Another big topic that people seemed to want to address with me was having too much time on my hands or needing to get a job. People seemed to think I could make much better use of my time, instead of writing on this blog. For example:
You are so completely spoiled and out of touch with reality that you complain about having to travel overseas with young children? I encourage you to take a trip to the slum just north of delhi where mothers cart their young children as they make bricks for a few pennies a day, or the border of south africa and swaziland where young mothers make incredible journeys with no resources on foot or by bus with young children to find work or husbands that went to work in the slave-like conditions in the diamond mines (i’m sure you own a few blood diamonds). Why don’t you take some of the time you spend writing this completely worthless blog and actually do something to make a difference? Your sense of entitlement is stunning. Go live in a refugee camp for a week and see how you feel.

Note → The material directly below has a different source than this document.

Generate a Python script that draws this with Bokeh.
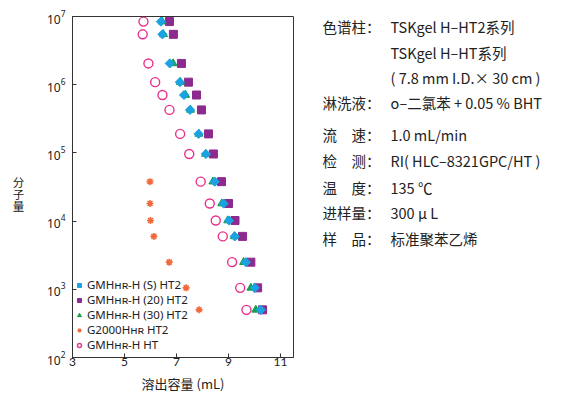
import math
from bokeh.plotting import figure
from bokeh.models import Label, Legend, LegendItem, FixedTicker, Range1d
from bokeh.layouts import row, column
from bokeh.embed import file_html
from bokeh.resources import INLINE

# ---- data ----
mol_weight = [8.42e6, 5.48e6, 2.05e6, 1.09e6, 7.06e5, 4.27e5, 1.90e5, 9.64e4,
              3.79e4, 1.81e4, 1.02e4, 5.97e3, 2.50e3, 1.05e3, 5.00e2]
vol_gmh_s_ht2 = [6.40, 6.46, 6.74, 7.13, 7.29, 7.52, 7.85, 8.13, 8.47, 8.81, 9.02, 9.24, 9.67, 10.01, 10.24]
vol_gmh_20_ht2 = [6.73, 6.88, 7.19, 7.46, 7.77, 7.96, 8.23, 8.42, 8.73, 9.00, 9.25, 9.54, 9.86, 10.12, 10.31]
vol_gmh_30_ht2 = [6.45, 6.50, 6.87, 7.15, 7.35, 7.54, 7.86, 8.12, 8.40, 8.74, 8.97, 9.22, 9.58, 9.86, 10.05]
mol_weight_g2000 = [3.79e4, 1.81e4, 1.02e4, 5.97e3, 2.50e3, 1.05e3, 5.00e2]
vol_g2000_ht2 = [5.98, 5.98, 6.00, 6.13, 6.72, 7.37, 7.87]
vol_gmh_ht = [5.73, 5.70, 5.92, 6.18, 6.46, 6.73, 7.14, 7.49, 7.93, 8.28, 8.51, 8.78, 9.14, 9.45, 9.69]

x_ticks = [3, 5, 7, 9, 11]
y_ticks = [1e2, 1e3, 1e4, 1e5, 1e6, 1e7]

series_labels = ["GMHʜʀ-H (S) HT2", "GMHʜʀ-H (20) HT2", "GMHʜʀ-H (30) HT2",
                 "G2000Hʜʀ HT2", "GMHʜʀ-H HT"]

x_title = "溶出容量 (mL)"
y_title = "分子量"

cond_labels = ["色谱柱：", "", "", "淋洗液：", "流　速：", "检　测：", "温　度：", "进样量：", "样　品："]
cond_values = ["TSKgel H–HT2系列", "TSKgel H–HT系列", "( 7.8 mm I.D.× 30 cm )",
               "o–二氯苯 + 0.05 % BHT", "1.0 mL/min", "RI( HLC–8321GPC/HT )",
               "135 ℃", "300 μ L", "标准聚苯乙烯"]

# ---- layout sizes (px) ----
W, H = 568, 391
A_W = 30          # strip holding the stacked y title
M_W = 270         # main chart
C_W = W - A_W - M_W
TOP_H = 374
D_H = H - TOP_H   # strip holding the x title
BT, BB = 16, 17   # top / bottom borders shared by the plots of the top row
FT, FB = BT, TOP_H - BB

cjk = "Noto Sans CJK SC"
ink = "#222222"


def blank(w, h, y0, y1, bt=0, bb=0):
    f = figure(width=w, height=h, x_range=Range1d(0, w), y_range=Range1d(y1, y0),
               output_backend="svg", toolbar_location=None, title_location=None,
               x_axis_location=None, y_axis_location=None,
               min_border=0, min_border_left=0, min_border_right=0,
               min_border_top=bt, min_border_bottom=bb)
    f.outline_line_color = None
    f.xgrid.visible = False
    f.ygrid.visible = False
    f.background_fill_color = "white"
    f.border_fill_color = "white"
    return f


def put(f, x, y, text, size, align="left"):
    f.add_layout(Label(x=x, y=y, text=text, text_font=cjk, text_font_size=size,
                       text_color=ink, text_align=align, text_baseline="middle"))


# ---- main chart ----
p = figure(width=M_W, height=TOP_H, x_range=(3, 11.5), y_range=(1e2, 1e7), y_axis_type="log",
           output_backend="svg", toolbar_location=None, title_location=None,
           min_border_left=42, min_border_right=7, min_border_top=BT, min_border_bottom=BB)
p.background_fill_color = "white"
p.border_fill_color = "white"
p.outline_line_color = "#333333"
p.outline_line_width = 1
p.xgrid.visible = False
p.ygrid.visible = False

p.xaxis.ticker = FixedTicker(ticks=x_ticks)
p.yaxis.ticker = FixedTicker(ticks=y_ticks)
for ax in (p.xaxis[0], p.yaxis[0]):
    ax.axis_line_color = "#333333"
    ax.major_tick_line_color = "#333333"
    ax.major_tick_in = 4
    ax.major_tick_out = 0
    ax.minor_tick_line_color = None
    ax.major_label_text_color = ink
    ax.major_label_text_font_size = "12px"
p.xaxis.major_label_text_font = "Lato"
p.yaxis.major_label_text_font = "Noto Sans"
p.xaxis.major_label_standoff = 0
p.yaxis.major_label_standoff = 7

r_ht = p.scatter(vol_gmh_ht, mol_weight, marker="circle", size=9, fill_color=None,
                 line_color="#e8318c", line_width=1.4)
r_g2 = p.scatter(vol_g2000_ht2, mol_weight_g2000, marker="asterisk", size=7,
                 line_color="#f26a3c", line_width=1.6)
r_20 = p.scatter(vol_gmh_20_ht2, mol_weight, marker="square", size=8,
                 fill_color="#8c2a8f", line_color="#8c2a8f")
r_30 = p.scatter(vol_gmh_30_ht2, mol_weight, marker="triangle", size=8,
                 fill_color="#15a04a", line_color="#15a04a")
r_s = p.scatter(vol_gmh_s_ht2, mol_weight, marker="square", size=6.5, angle=math.pi / 4,
                fill_color="#1aa3e0", line_color="#1aa3e0")

legend = Legend(items=[LegendItem(label=series_labels[0], renderers=[r_s]),
                       LegendItem(label=series_labels[1], renderers=[r_20]),
                       LegendItem(label=series_labels[2], renderers=[r_30]),
                       LegendItem(label=series_labels[3], renderers=[r_g2]),
                       LegendItem(label=series_labels[4], renderers=[r_ht])],
                location=(2, 5))
legend.margin = 0
legend.padding = 0
legend.spacing = -2
legend.glyph_width = 10
legend.glyph_height = 10
legend.label_height = 12
legend.label_standoff = 3
legend.label_text_font = "Noto Sans"
legend.label_text_font_size = "11.5px"
legend.label_text_color = ink
legend.background_fill_alpha = 0
legend.border_line_color = None
p.add_layout(legend)

# ---- stacked y title (coordinates = canvas px, frame aligned with the chart) ----
fa = blank(A_W, TOP_H, FT, FB, BT, BB)
for ch, yy in zip(y_title, [181, 193, 205]):
    put(fa, 18, yy, ch, "11.5px", "center")

# ---- conditions text ----
fc = blank(C_W, TOP_H, FT, FB, BT, BB)
row_y = [26, 51.7, 77, 102, 134, 160, 186.5, 212, 238]
for lab, val, yy in zip(cond_labels, cond_values, row_y):
    if lab:
        put(fc, 22, yy, lab, "14.5px")
    put(fc, 90, yy, val, "14.5px")

# ---- x title ----
fd = blank(W, D_H, 0, D_H)
put(fd, A_W + 42 + (M_W - 42 - 7) / 2, D_H / 2, x_title, "13px", "center")

layout = column(row(fa, p, fc), fd)
open("out.html", "w").write(file_html(layout, INLINE))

I’ll bet you won’t be bitching about your hard life any longer.
In response to hearing that I need to get a job or that I need to do something that makes a difference: I do have a job and it makes the biggest difference I could possibly make. I am caring for my husband, home and 3 children. There is nothing more I could possibly do than spend time pouring into three young people who will be part of the next generation. It saddens me to hear that people no longer consider being a full-time wife and mother a job. My days are filled with schooling my oldest, caring for the basic needs of all three, training and disciplining their young hearts, serving my husband, doing the basic tasks of the home and looking for ways to uplift my family and friends at home and here. Add into that the responsibility I feel to grow in my own faith through daily Bible reading, prayer and stimulating my mind through the reading of books and listening to sermons and my down time is usually not much. This blog is usually written in between daily tasks and often broken up by requests from others in my family.
And I know lots of other wives who work jobs while they are over here. They may teach English or work as a translator. And still other wives stay in the United States and work and care for children while their husbands play. Again, I know there are plenty of wives of professional athletes who simply spend their days shopping and at the salon, but that is not true of all.
Obviously, mothers who have to make bricks while hauling their children hundreds of miles have it much harder than me. I would not want to have to do that and in no way think my life is as difficult. But God has called us each to different things. And to try to be faithful where God is calling you in your life should be the goal of us all.